The Illusion of a PayCheck!





From left to right the order is the same in both pictures. Illusion is often based upon our perception and how we use and make meaning from the environment to understand a particular concept. Illusions can be visual or mental. In many cases we prefer a particular vantage point and expand it to the general while we may more accurately assess our environment by taking the general and narrowing it into the particular.

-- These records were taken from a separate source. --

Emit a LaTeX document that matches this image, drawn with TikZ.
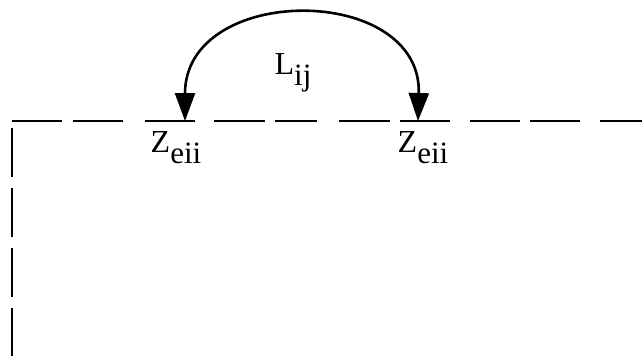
\documentclass[tikz,border=0pt]{standalone}
\usepackage{fontspec}
\setmainfont{Liberation Serif}
\usepackage{tikz}
\usetikzlibrary{arrows.meta}
\newcommand\lowtxt[1]{\raisebox{-11pt}{\fontsize{31}{31}\selectfont #1}}

\begin{document}
\begin{tikzpicture}[
  x=1pt, y=-1pt,
  wire/.style={line width=2.6pt, black},
  lbl/.style={font=\fontsize{32}{32}\selectfont, inner sep=0pt, anchor=base},
  loop/.style={line width=2.6pt, {Triangle[length=28pt,width=20pt]}-{Triangle[length=28pt,width=20pt]}}
]
  \useasboundingbox (0,0) rectangle (642,356);

  % dashed boundary
  \foreach \a/\b in {12/62,73/123,145/195,214/265,275/317,339/390,400/450,470/520,530/580,600/642} {
    \draw[wire] (\a,121) -- (\b,121);
  }
  \foreach \a/\b in {128/177,188/237,248/297,308/356} {
    \draw[wire] (12,\a) -- (12,\b);
  }

  \coordinate (zl) at (185,121);
  \coordinate (zr) at (418,121);

  \node[lbl] (zeil) at (176,152) {Z\lowtxt{eii}};
  \node[lbl] (zeir) at (423,152) {Z\lowtxt{eii}};
  \node[lbl] (lij)  at (293,74)  {L\lowtxt{ij}};

  \draw[loop] (zl) .. controls +(0,-138) and +(4,-138) .. (zr);
\end{tikzpicture}
\end{document}
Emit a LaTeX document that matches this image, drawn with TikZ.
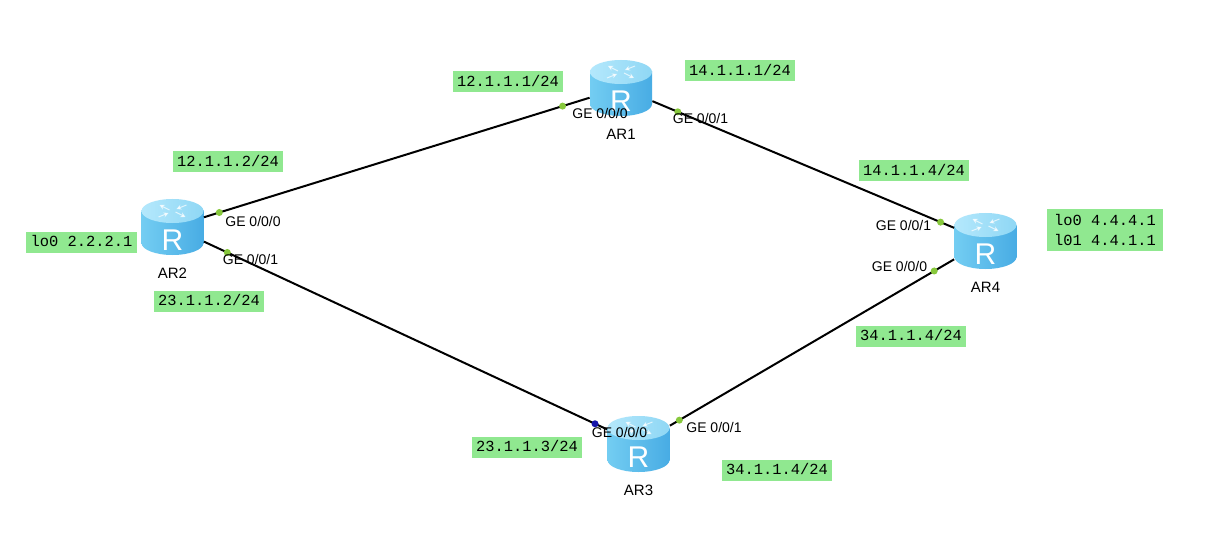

"Subject's unwillingness to deduce the particular from the general was matched only by their willingness to infer the general from the particular" Nisbett and Borgida-Base Rate Fallacy

Think for a moment how people perceive the world. They look at themselves and then project that onto the world, others intentions, and their environment. This is taking our minute understandings of ourselves, which most of us have trouble with anyway, and then making an illusion of the rest of the world. For example, a person who has a particular vantage point may attempt to make understanding of everyone else through this particular lens. This creates a bias about the accurate perception of others.

To be more accurate in your thinking means viewing the world from its macro perspective and then placing yourself within it in relationship to everything else. This requires the ability to perceive the larger picture first and then putting oneself into that picture and understanding how our own personal perception may be different than the information coming from the environment. The bias associated with selective attention diminishes the more we are aware of the larger world.

In the picture we see a cognitive bias. We take the dollar bill and then apply it to the environment. The environment tells us that the largest paycheck is to the right. However, if we were to compare the paychecks against each other, which was the original question, we can better gauge their size relations. We may become aware that the way we view the environment is actually inaccurate because we are using the same paycheck as a vantage point.

One may find the same example in group relationships. If we were to analyze in depth the needs, wants and desires of the group members on an individual level we can find better comparisons between our needs and theirs that help us make better decisions. However, if we assume that the world revolves around us (i.e. a single vantage point) then we only take from the environment those cues that fit within our personal heuristic. Sometimes our first impression and assumption is not the best!